Amarjit told me questions about that day still haunt her. “Of course, it will continue to hurt us,” she said. “But justice in the case, investigation agencies exposing the truth, somebody trying to redress those wounds could have helped.”

“I heard these two names, of L Singh and M Singh. Just an hour later, another bomb meant for the Air India flight from Tokyo to Mumbai went off during luggage transfer at the Tokyo airport,” Amarjit told me. “These two men, the prime suspects, though they checked in, they never boarded the flight. It was only after this incident, that new guidelines were issued for the boarding passengers and the checklist.”

Amarjit told me she had tried everything she could to follow up on the case, but Canadian and Indian authorities largely ignored her pleas and those of many of the families of victims. “I went to Canada twice, once to Ottawa and then to Vancouver for court hearings,” she said. “The Canadian authorities made us stay at a five-star hotel and we were taken to court to sit in the visitors’ gallery. Ripudaman Singh Malik, a Vancouver businessman, and Ajaib Singh Bagri, a saw-mill worker from the town of Kamloops, were in the accused gallery.”

“We could hear nothing and neither were we supposed to, I think,” Amarjit told me. “I couldn’t understand a thing there.

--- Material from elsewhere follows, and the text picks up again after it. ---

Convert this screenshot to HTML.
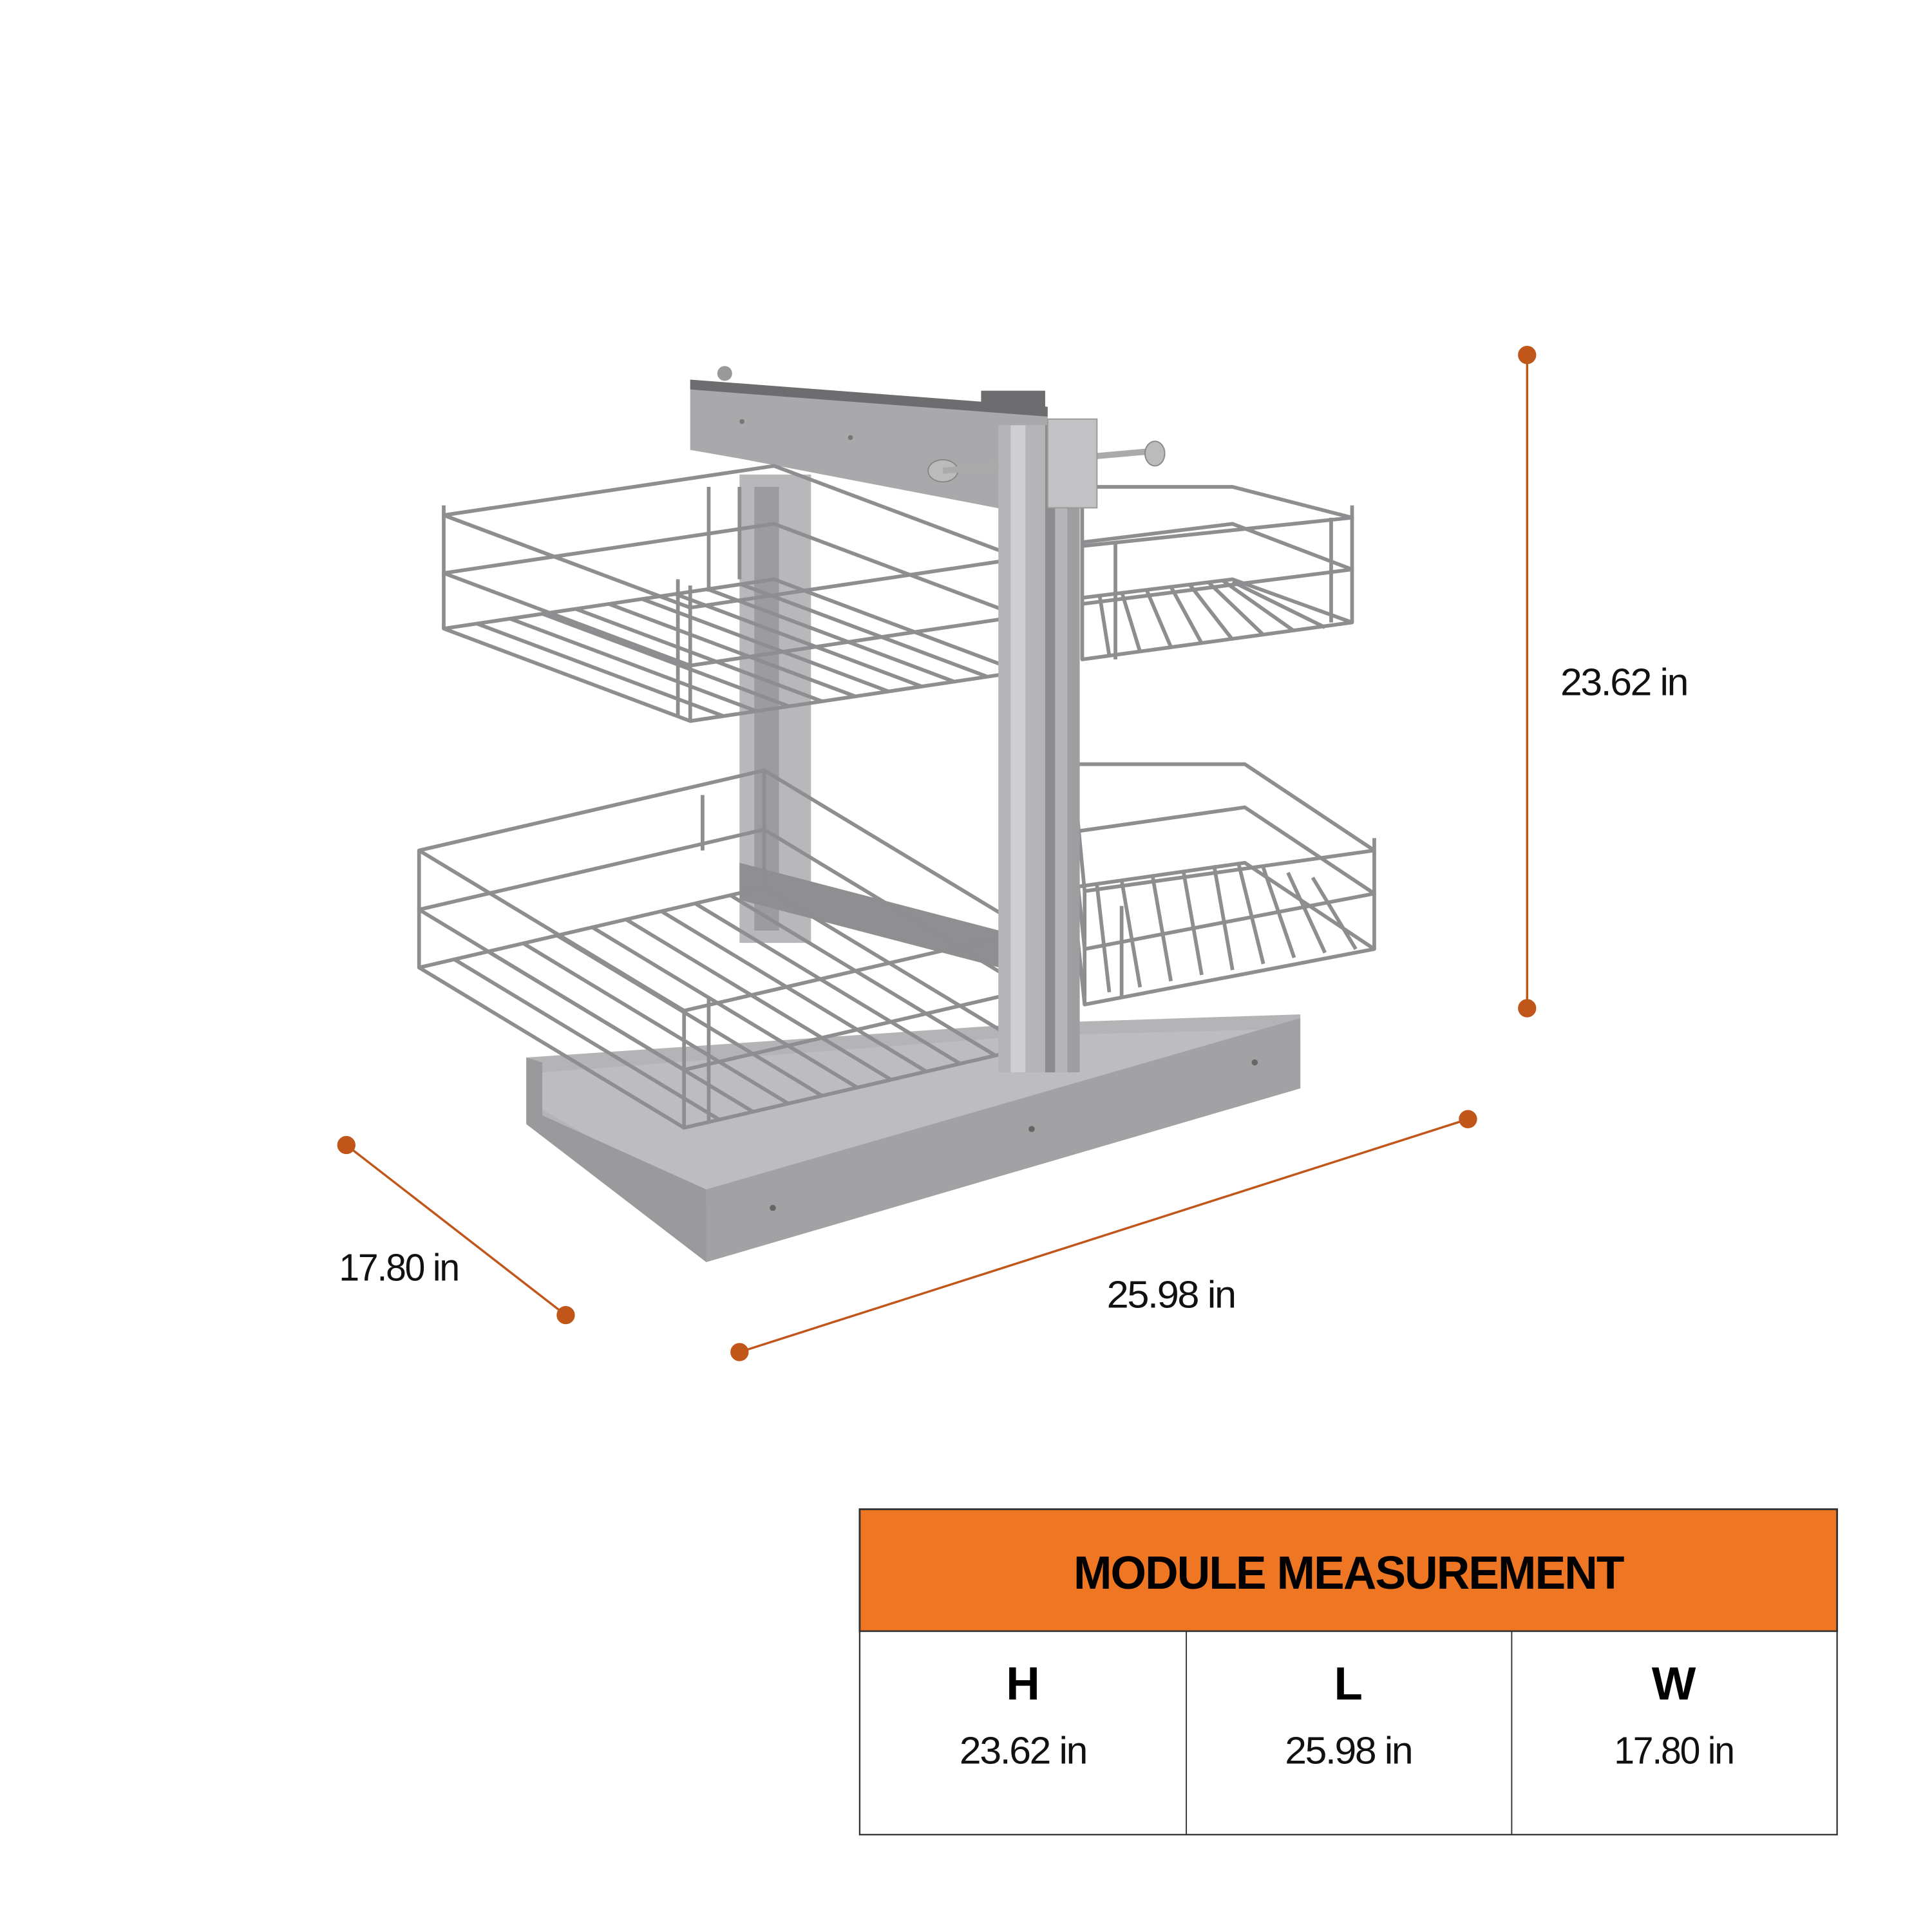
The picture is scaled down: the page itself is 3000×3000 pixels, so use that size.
<!DOCTYPE html>
<html><head><meta charset="utf-8"><style>
html,body{margin:0;padding:0;background:#fff}
svg{display:block}
</style></head><body>
<svg width="3000" height="3000" viewBox="0 0 1567.5 1567.5" xmlns="http://www.w3.org/2000/svg">
<rect width="1567.5" height="1567.5" fill="#fff"/>
<!-- base tray -->
<polygon points="427,858 840,830 1055,823 1055,883 573,1024 427,912" fill="#b4b4b6"/>
<polygon points="440,870 840,840 1040,835 1040,850 585,985 440,900" fill="#bdbdbf"/>
<polygon points="573,965 1055,826 1055,883 573,1024" fill="#a2a2a4"/>
<polygon points="427,858 440,862 440,905 573,965 573,1024 427,912" fill="#9a9a9c"/>
<circle cx="627" cy="980" r="2.5" fill="#666"/><circle cx="837" cy="916" r="2.5" fill="#666"/><circle cx="1018" cy="862" r="2.5" fill="#666"/>
<!-- rear frame -->
<rect x="600" y="385" width="58" height="380" fill="#b8b8ba"/>
<rect x="612" y="395" width="20" height="360" fill="#9c9c9e"/>
<polygon points="600,700 830,760 830,790 600,730" fill="#8f8f91"/>
<!-- header bar -->
<polygon points="560,308 850,330 850,420 600,372 560,365" fill="#a9a9ab"/>
<polygon points="560,308 850,330 850,338 560,316" fill="#6d6d70"/>
<rect x="796" y="317" width="52" height="14" fill="#6d6d70"/>
<circle cx="588" cy="303" r="6" fill="#999"/>
<circle cx="602" cy="342" r="2" fill="#777"/><circle cx="690" cy="355" r="2" fill="#777"/>
<ellipse cx="765" cy="382" rx="12" ry="9" fill="#bbb" stroke="#888"/>
<line x1="765" y1="382" x2="828" y2="376" stroke="#aaa" stroke-width="5"/>
<line x1="890" y1="370" x2="935" y2="366" stroke="#aaa" stroke-width="5"/>
<ellipse cx="937" cy="368" rx="8" ry="10" fill="#bbb" stroke="#888"/>
<g fill="none" stroke="#8e8e90" stroke-width="3" stroke-linejoin="round">
<!-- lower-left basket -->
<polygon points="340,785 555,915 835,850 620,720"/>
<polygon points="340,738 555,868 835,803 620,673"/>
<polygon points="340,690 555,820 835,755 620,625"/>
<path d="M368,778L583,908M396,772L611,902M424,765L639,895M452,759L667,889M480,752L695,882M508,746L723,876M536,739L751,869M564,733L779,863M592,726L807,856"/>
<path d="M340,785V690M555,915V820M835,850V755M620,720V625M575,910V810M570,645V690"/>
<!-- lower-right basket -->
<polygon points="880,815 1115,770 1010,700 870,720"/>
<polygon points="880,770 1115,725 1010,655 870,675"/>
<polygon points="880,723 1115,690 1010,620 870,620"/>
<path d="M900,805L890,718M925,801L910,714M950,796L935,710M975,791L960,706M1000,787L985,702M1025,782L1005,701M1050,777L1025,704M1075,773L1045,708M1100,770L1065,712"/>
<path d="M880,815V723M1115,770V680M910,810V735"/>
<!-- upper-left basket -->
<polygon points="360,510 560,585 828,545 628,470"/>
<polygon points="360,465 560,540 828,500 628,425"/>
<polygon points="360,418 560,493 828,453 628,378"/>
<path d="M387,506L587,581M414,502L614,577M440,498L640,573M467,494L667,569M494,490L694,565M521,486L721,561M548,482L748,557M574,478L774,553M601,474L801,549"/>
<path d="M360,510V410M560,585V475M828,545V445M575,480V395M600,470V395M550,580V470"/>
<!-- upper-right basket -->
<polygon points="878,535 1097,505 1000,470 878,485"/>
<polygon points="878,490 1097,462 1000,425 878,440"/>
<polygon points="878,443 1097,420 1000,395 878,395"/>
<path d="M900,532L892,482M925,529L910,480M950,525L930,478M975,522L950,476M1000,519L965,474M1025,515L980,472M1050,512L992,471M1075,509L1000,472"/>
<path d="M878,535V435M1097,505V410M905,535V440M1080,505V420"/>
</g>
<!-- front column -->
<rect x="810" y="345" width="66" height="525" fill="#b5b5b7"/>
<rect x="820" y="345" width="12" height="525" fill="#cfcfd1"/>
<rect x="848" y="345" width="8" height="525" fill="#8c8c8e"/>
<rect x="866" y="345" width="10" height="525" fill="#9e9ea0"/>
<rect x="850" y="340" width="40" height="72" fill="#c2c2c4" stroke="#999"/>
<!-- dimension lines -->
<g stroke="#c0561a" stroke-width="1.8" fill="#c0561a">
<line x1="1239" y1="288" x2="1239" y2="818"/>
<circle cx="1239" cy="288" r="6.5"/><circle cx="1239" cy="818" r="6.5"/>
<line x1="281" y1="929" x2="459" y2="1067"/>
<circle cx="281" cy="929" r="6.5"/><circle cx="459" cy="1067" r="6.5"/>
<line x1="600" y1="1097" x2="1191" y2="908"/>
<circle cx="600" cy="1097" r="6.5"/><circle cx="1191" cy="908" r="6.5"/>
</g>
<g font-family="Liberation Sans, sans-serif" font-size="31" fill="#111" letter-spacing="-1.2">
<text x="1266" y="564" textLength="103" lengthAdjust="spacingAndGlyphs">23.62 in</text>
<text x="275" y="1039" textLength="97" lengthAdjust="spacingAndGlyphs">17.80 in</text>
<text x="898" y="1061" textLength="104" lengthAdjust="spacingAndGlyphs">25.98 in</text>
</g>
<!-- table -->
<rect x="697.5" y="1224.5" width="793" height="99" fill="#ef7622" stroke="#333" stroke-width="1.5"/>
<rect x="697.5" y="1323.5" width="793" height="165" fill="#fff" stroke="#333" stroke-width="1.2"/>
<line x1="962.5" y1="1323" x2="962.5" y2="1489" stroke="#333" stroke-width="1"/>
<line x1="1226.5" y1="1323" x2="1226.5" y2="1489" stroke="#333" stroke-width="1"/>
<text x="1094" y="1289" text-anchor="middle" font-family="Liberation Sans, sans-serif" font-weight="bold" font-size="38" fill="#000" letter-spacing="-1" textLength="446" lengthAdjust="spacingAndGlyphs">MODULE MEASUREMENT</text>
<g font-family="Liberation Sans, sans-serif" font-weight="bold" font-size="38" fill="#000" text-anchor="middle">
<text x="830" y="1379">H</text><text x="1094" y="1379">L</text><text x="1358" y="1379">W</text>
</g>
<g font-family="Liberation Sans, sans-serif" font-size="31" fill="#111" text-anchor="middle" letter-spacing="-1.2">
<text x="830" y="1431" textLength="103" lengthAdjust="spacingAndGlyphs">23.62 in</text><text x="1094" y="1431" textLength="103" lengthAdjust="spacingAndGlyphs">25.98 in</text><text x="1358" y="1431" textLength="97" lengthAdjust="spacingAndGlyphs">17.80 in</text>
</g>
</svg>
</body></html>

No information was ever provided to us by Indian authorities or agencies.” At the end of the second hearing, Malik and Bagri were acquitted of the charges of conspiracy and mass murder. Amarjit told me, “Thirty-six years is a long time to investigate and reach a conclusion. I like so many others have been waiting for a closure.”

Amarjit told me that the compensation the family of crew members received was paltry. “Our family, and those of the pilot and another crew member and an engineer in the cabin were compensated just Rs 2 lakhs. The reason is that the crew, 22 people in this case, did not travel on a ticket and had no Canadian visa stamp.” It is unclear how much compensation passengers of the flight received from the Canadian government, but Amarjit told me it was a significantly larger amount.

Amarjit told me that the Indian government only tried to give some comfort to them on one occasion—it sponsored a trip on the first anniversary of the tragedy. “In 1986, the Indian government tried to take all the victims’ families to the Irish coast, the spot closest to where the plane had crashed,” she said. “This was traumatic for some, and a mere eyewash for others. I didn’t go since my children were too young.” Amarjit was later given a job at Air India and is currently retired.

Near the end of our conversation, Amarjit told me she wanted to send a message to those who had planned and execute the blast, including the many she said had fully escaped conviction. “Our religion, and all other religions, don’t preach this violence,” she said. “I want to ask them; did you succeed in what you wanted to do? Did you succeed in getting what you wanted after taking so many lives from us? Don’t you feel guilty for destroying so many of our own families?”